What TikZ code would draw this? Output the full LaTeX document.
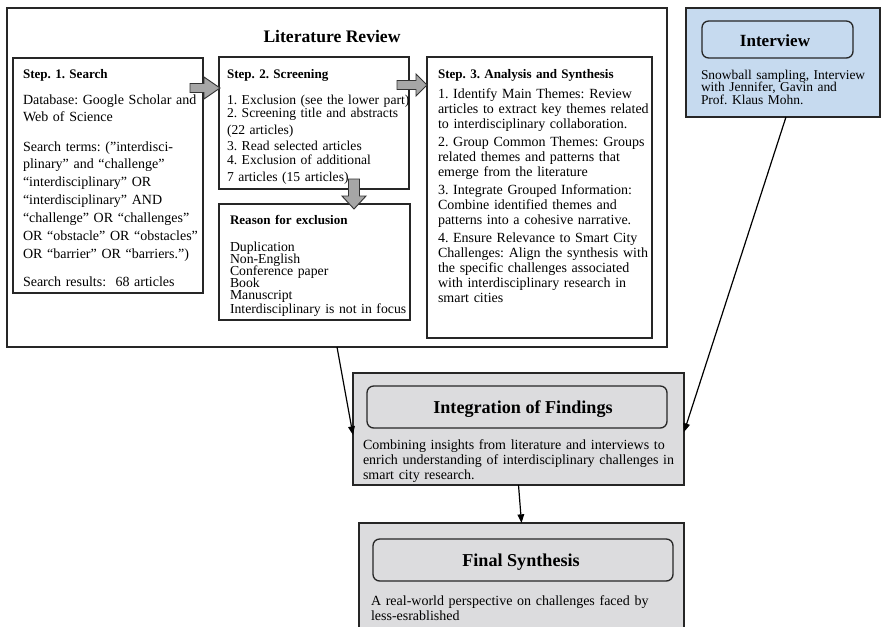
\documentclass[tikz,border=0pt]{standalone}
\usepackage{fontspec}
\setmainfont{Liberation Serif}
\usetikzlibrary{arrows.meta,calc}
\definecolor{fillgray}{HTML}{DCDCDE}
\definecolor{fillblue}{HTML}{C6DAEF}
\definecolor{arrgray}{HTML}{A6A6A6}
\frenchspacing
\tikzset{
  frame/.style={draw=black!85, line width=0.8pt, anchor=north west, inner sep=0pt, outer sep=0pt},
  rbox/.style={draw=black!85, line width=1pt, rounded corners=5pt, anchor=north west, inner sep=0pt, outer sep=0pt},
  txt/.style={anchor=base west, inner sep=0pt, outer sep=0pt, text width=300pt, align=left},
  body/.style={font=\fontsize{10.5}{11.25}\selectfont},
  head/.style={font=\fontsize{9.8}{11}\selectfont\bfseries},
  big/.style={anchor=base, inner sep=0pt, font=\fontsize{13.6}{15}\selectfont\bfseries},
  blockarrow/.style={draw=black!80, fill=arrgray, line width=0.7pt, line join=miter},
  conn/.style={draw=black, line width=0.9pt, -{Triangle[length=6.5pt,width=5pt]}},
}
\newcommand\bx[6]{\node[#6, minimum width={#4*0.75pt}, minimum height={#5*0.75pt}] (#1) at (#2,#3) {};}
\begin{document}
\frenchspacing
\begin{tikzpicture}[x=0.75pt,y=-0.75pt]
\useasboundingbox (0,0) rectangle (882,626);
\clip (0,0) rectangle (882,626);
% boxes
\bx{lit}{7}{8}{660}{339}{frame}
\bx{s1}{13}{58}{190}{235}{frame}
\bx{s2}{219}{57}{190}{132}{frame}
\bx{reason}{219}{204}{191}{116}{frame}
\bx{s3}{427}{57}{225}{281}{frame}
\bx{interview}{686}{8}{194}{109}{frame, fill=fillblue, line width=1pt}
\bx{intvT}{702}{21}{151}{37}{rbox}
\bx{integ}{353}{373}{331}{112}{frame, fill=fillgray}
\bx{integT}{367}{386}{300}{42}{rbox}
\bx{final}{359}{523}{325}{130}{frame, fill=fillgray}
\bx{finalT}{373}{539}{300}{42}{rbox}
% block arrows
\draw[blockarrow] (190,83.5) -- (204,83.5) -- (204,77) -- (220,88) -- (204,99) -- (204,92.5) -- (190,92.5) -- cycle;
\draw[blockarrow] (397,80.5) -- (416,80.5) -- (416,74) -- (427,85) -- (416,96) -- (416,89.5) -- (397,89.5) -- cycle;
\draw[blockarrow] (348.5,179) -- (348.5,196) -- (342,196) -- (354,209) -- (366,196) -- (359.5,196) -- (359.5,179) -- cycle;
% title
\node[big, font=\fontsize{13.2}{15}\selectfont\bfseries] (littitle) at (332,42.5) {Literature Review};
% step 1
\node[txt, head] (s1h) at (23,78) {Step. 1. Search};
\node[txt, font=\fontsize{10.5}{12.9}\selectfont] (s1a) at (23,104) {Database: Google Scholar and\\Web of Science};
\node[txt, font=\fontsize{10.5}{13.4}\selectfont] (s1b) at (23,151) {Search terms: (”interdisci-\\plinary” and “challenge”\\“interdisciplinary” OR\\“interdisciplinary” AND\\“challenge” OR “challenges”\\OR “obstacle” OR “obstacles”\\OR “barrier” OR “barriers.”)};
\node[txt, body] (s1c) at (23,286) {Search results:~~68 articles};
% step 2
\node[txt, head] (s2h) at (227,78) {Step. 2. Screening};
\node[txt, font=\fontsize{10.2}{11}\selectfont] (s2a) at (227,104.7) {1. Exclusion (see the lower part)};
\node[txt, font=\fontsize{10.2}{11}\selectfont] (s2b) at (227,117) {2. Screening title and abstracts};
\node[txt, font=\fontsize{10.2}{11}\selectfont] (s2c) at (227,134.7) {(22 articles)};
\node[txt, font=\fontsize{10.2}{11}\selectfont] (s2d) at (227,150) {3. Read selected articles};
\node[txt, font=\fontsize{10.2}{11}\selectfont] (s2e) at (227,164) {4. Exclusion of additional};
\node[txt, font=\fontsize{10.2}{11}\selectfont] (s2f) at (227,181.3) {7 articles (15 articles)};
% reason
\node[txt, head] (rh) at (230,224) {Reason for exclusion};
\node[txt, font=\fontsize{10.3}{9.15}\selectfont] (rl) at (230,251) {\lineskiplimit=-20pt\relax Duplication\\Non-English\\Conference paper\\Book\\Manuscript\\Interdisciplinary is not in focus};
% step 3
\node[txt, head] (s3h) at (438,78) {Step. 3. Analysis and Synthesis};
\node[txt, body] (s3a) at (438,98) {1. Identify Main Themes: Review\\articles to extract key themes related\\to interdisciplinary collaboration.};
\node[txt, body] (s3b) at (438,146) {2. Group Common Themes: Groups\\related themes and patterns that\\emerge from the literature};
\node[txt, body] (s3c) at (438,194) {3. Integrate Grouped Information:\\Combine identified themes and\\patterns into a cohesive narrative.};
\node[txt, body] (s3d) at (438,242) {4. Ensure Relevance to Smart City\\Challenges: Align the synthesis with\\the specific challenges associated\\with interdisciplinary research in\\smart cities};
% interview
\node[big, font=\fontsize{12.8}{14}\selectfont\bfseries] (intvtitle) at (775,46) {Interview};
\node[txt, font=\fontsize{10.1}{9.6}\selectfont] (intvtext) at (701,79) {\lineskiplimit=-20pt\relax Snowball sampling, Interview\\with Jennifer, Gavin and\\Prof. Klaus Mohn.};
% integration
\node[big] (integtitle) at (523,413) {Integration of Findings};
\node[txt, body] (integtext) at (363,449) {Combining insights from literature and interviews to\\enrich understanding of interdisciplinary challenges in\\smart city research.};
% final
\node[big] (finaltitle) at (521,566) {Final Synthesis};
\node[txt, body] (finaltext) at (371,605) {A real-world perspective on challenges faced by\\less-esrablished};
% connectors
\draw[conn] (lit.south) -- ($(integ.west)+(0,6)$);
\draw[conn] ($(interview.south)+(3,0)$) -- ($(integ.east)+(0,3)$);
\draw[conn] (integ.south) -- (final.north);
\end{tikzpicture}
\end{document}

------------------------------------

▶ WHAT IS EXPECTED: Omitting all images, print the listing exactly.

▶ EXPECTED ANSWER:
What TikZ code would draw this? Output the full LaTeX document.
\documentclass[tikz,border=0pt]{standalone}
\usepackage{fontspec}
\setmainfont{Liberation Serif}
\usetikzlibrary{arrows.meta,calc}
\definecolor{fillgray}{HTML}{DCDCDE}
\definecolor{fillblue}{HTML}{C6DAEF}
\definecolor{arrgray}{HTML}{A6A6A6}
\frenchspacing
\tikzset{
  frame/.style={draw=black!85, line width=0.8pt, anchor=north west, inner sep=0pt, outer sep=0pt},
  rbox/.style={draw=black!85, line width=1pt, rounded corners=5pt, anchor=north west, inner sep=0pt, outer sep=0pt},
  txt/.style={anchor=base west, inner sep=0pt, outer sep=0pt, text width=300pt, align=left},
  body/.style={font=\fontsize{10.5}{11.25}\selectfont},
  head/.style={font=\fontsize{9.8}{11}\selectfont\bfseries},
  big/.style={anchor=base, inner sep=0pt, font=\fontsize{13.6}{15}\selectfont\bfseries},
  blockarrow/.style={draw=black!80, fill=arrgray, line width=0.7pt, line join=miter},
  conn/.style={draw=black, line width=0.9pt, -{Triangle[length=6.5pt,width=5pt]}},
}
\newcommand\bx[6]{\node[#6, minimum width={#4*0.75pt}, minimum height={#5*0.75pt}] (#1) at (#2,#3) {};}
\begin{document}
\frenchspacing
\begin{tikzpicture}[x=0.75pt,y=-0.75pt]
\useasboundingbox (0,0) rectangle (882,626);
\clip (0,0) rectangle (882,626);
% boxes
\bx{lit}{7}{8}{660}{339}{frame}
\bx{s1}{13}{58}{190}{235}{frame}
\bx{s2}{219}{57}{190}{132}{frame}
\bx{reason}{219}{204}{191}{116}{frame}
\bx{s3}{427}{57}{225}{281}{frame}
\bx{interview}{686}{8}{194}{109}{frame, fill=fillblue, line width=1pt}
\bx{intvT}{702}{21}{151}{37}{rbox}
\bx{integ}{353}{373}{331}{112}{frame, fill=fillgray}
\bx{integT}{367}{386}{300}{42}{rbox}
\bx{final}{359}{523}{325}{130}{frame, fill=fillgray}
\bx{finalT}{373}{539}{300}{42}{rbox}
% block arrows
\draw[blockarrow] (190,83.5) -- (204,83.5) -- (204,77) -- (220,88) -- (204,99) -- (204,92.5) -- (190,92.5) -- cycle;
\draw[blockarrow] (397,80.5) -- (416,80.5) -- (416,74) -- (427,85) -- (416,96) -- (416,89.5) -- (397,89.5) -- cycle;
\draw[blockarrow] (348.5,179) -- (348.5,196) -- (342,196) -- (354,209) -- (366,196) -- (359.5,196) -- (359.5,179) -- cycle;
% title
\node[big, font=\fontsize{13.2}{15}\selectfont\bfseries] (littitle) at (332,42.5) {Literature Review};
% step 1
\node[txt, head] (s1h) at (23,78) {Step. 1. Search};
\node[txt, font=\fontsize{10.5}{12.9}\selectfont] (s1a) at (23,104) {Database: Google Scholar and\\Web of Science};
\node[txt, font=\fontsize{10.5}{13.4}\selectfont] (s1b) at (23,151) {Search terms: (”interdisci-\\plinary” and “challenge”\\“interdisciplinary” OR\\“interdisciplinary” AND\\“challenge” OR “challenges”\\OR “obstacle” OR “obstacles”\\OR “barrier” OR “barriers.”)};
\node[txt, body] (s1c) at (23,286) {Search results:~~68 articles};
% step 2
\node[txt, head] (s2h) at (227,78) {Step. 2. Screening};
\node[txt, font=\fontsize{10.2}{11}\selectfont] (s2a) at (227,104.7) {1. Exclusion (see the lower part)};
\node[txt, font=\fontsize{10.2}{11}\selectfont] (s2b) at (227,117) {2. Screening title and abstracts};
\node[txt, font=\fontsize{10.2}{11}\selectfont] (s2c) at (227,134.7) {(22 articles)};
\node[txt, font=\fontsize{10.2}{11}\selectfont] (s2d) at (227,150) {3. Read selected articles};
\node[txt, font=\fontsize{10.2}{11}\selectfont] (s2e) at (227,164) {4. Exclusion of additional};
\node[txt, font=\fontsize{10.2}{11}\selectfont] (s2f) at (227,181.3) {7 articles (15 articles)};
% reason
\node[txt, head] (rh) at (230,224) {Reason for exclusion};
\node[txt, font=\fontsize{10.3}{9.15}\selectfont] (rl) at (230,251) {\lineskiplimit=-20pt\relax Duplication\\Non-English\\Conference paper\\Book\\Manuscript\\Interdisciplinary is not in focus};
% step 3
\node[txt, head] (s3h) at (438,78) {Step. 3. Analysis and Synthesis};
\node[txt, body] (s3a) at (438,98) {1. Identify Main Themes: Review\\articles to extract key themes related\\to interdisciplinary collaboration.};
\node[txt, body] (s3b) at (438,146) {2. Group Common Themes: Groups\\related themes and patterns that\\emerge from the literature};
\node[txt, body] (s3c) at (438,194) {3. Integrate Grouped Information:\\Combine identified themes and\\patterns into a cohesive narrative.};
\node[txt, body] (s3d) at (438,242) {4. Ensure Relevance to Smart City\\Challenges: Align the synthesis with\\the specific challenges associated\\with interdisciplinary research in\\smart cities};
% interview
\node[big, font=\fontsize{12.8}{14}\selectfont\bfseries] (intvtitle) at (775,46) {Interview};
\node[txt, font=\fontsize{10.1}{9.6}\selectfont] (intvtext) at (701,79) {\lineskiplimit=-20pt\relax Snowball sampling, Interview\\with Jennifer, Gavin and\\Prof. Klaus Mohn.};
% integration
\node[big] (integtitle) at (523,413) {Integration of Findings};
\node[txt, body] (integtext) at (363,449) {Combining insights from literature and interviews to\\enrich understanding of interdisciplinary challenges in\\smart city research.};
% final
\node[big] (finaltitle) at (521,566) {Final Synthesis};
\node[txt, body] (finaltext) at (371,605) {A real-world perspective on challenges faced by\\less-esrablished};
% connectors
\draw[conn] (lit.south) -- ($(integ.west)+(0,6)$);
\draw[conn] ($(interview.south)+(3,0)$) -- ($(integ.east)+(0,3)$);
\draw[conn] (integ.south) -- (final.north);
\end{tikzpicture}
\end{document}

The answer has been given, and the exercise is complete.